***** Raw data

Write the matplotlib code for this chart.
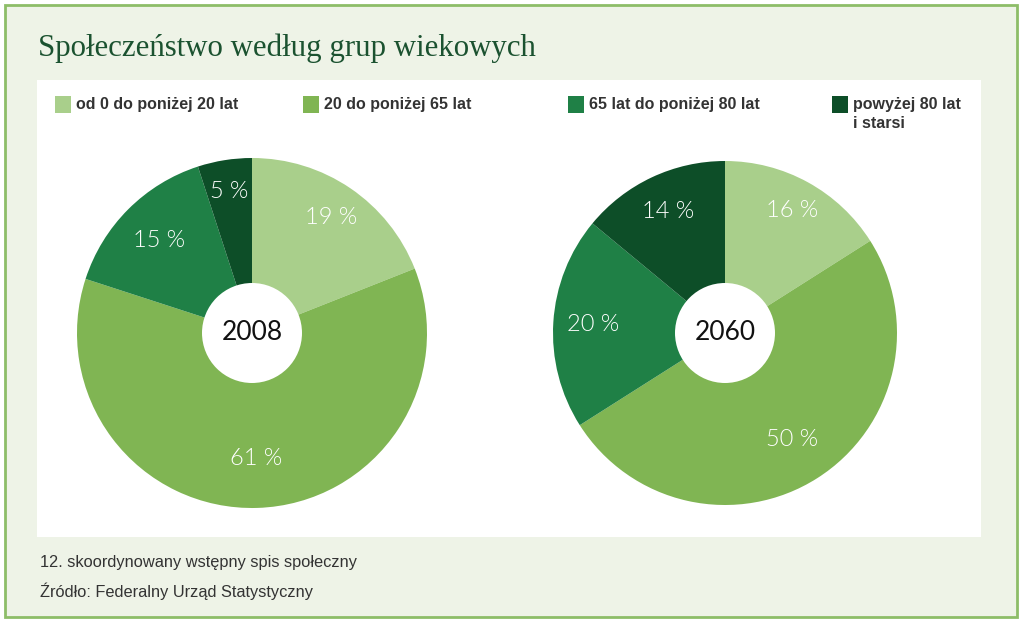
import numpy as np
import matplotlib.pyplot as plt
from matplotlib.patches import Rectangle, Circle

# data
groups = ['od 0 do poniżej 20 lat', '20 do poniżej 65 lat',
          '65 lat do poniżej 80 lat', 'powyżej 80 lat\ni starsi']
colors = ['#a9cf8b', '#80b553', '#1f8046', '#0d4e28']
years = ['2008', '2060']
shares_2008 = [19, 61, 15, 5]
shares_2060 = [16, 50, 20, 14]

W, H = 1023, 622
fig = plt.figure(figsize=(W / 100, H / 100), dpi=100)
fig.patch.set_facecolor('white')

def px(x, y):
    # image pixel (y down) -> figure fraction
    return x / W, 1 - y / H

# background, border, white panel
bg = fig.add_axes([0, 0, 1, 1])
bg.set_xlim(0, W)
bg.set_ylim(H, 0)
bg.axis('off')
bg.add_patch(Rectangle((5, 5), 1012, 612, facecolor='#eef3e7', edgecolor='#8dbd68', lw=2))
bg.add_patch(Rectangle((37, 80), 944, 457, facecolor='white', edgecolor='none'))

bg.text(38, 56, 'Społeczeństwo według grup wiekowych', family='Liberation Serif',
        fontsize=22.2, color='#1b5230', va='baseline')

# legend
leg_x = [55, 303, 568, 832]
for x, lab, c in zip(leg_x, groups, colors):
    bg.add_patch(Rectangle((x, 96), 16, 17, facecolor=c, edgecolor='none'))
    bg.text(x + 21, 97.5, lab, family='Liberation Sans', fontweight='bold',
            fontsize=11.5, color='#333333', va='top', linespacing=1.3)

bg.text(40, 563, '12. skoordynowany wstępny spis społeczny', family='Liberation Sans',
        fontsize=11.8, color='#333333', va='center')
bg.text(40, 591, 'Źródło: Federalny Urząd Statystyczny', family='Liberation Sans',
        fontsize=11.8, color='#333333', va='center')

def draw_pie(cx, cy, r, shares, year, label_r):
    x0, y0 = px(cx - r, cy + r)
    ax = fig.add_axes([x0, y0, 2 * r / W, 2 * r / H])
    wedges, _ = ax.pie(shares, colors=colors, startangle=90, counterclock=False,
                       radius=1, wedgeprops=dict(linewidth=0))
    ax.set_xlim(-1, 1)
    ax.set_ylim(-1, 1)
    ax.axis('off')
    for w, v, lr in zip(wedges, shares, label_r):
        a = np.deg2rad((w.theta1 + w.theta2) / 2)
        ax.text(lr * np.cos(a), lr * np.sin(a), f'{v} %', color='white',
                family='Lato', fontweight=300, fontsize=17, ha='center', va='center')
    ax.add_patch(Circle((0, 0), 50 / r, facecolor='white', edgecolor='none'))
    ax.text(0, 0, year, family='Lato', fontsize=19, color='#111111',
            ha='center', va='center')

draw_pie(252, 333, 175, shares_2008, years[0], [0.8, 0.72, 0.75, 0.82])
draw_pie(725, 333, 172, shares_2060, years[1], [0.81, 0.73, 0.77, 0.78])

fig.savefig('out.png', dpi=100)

**********

- **Task prompt**
Search the data above for the string "matplotlib" and return every line that has it.

- **Response for this exercise**
Write the matplotlib code for this chart.
import matplotlib.pyplot as plt
from matplotlib.patches import Rectangle, Circle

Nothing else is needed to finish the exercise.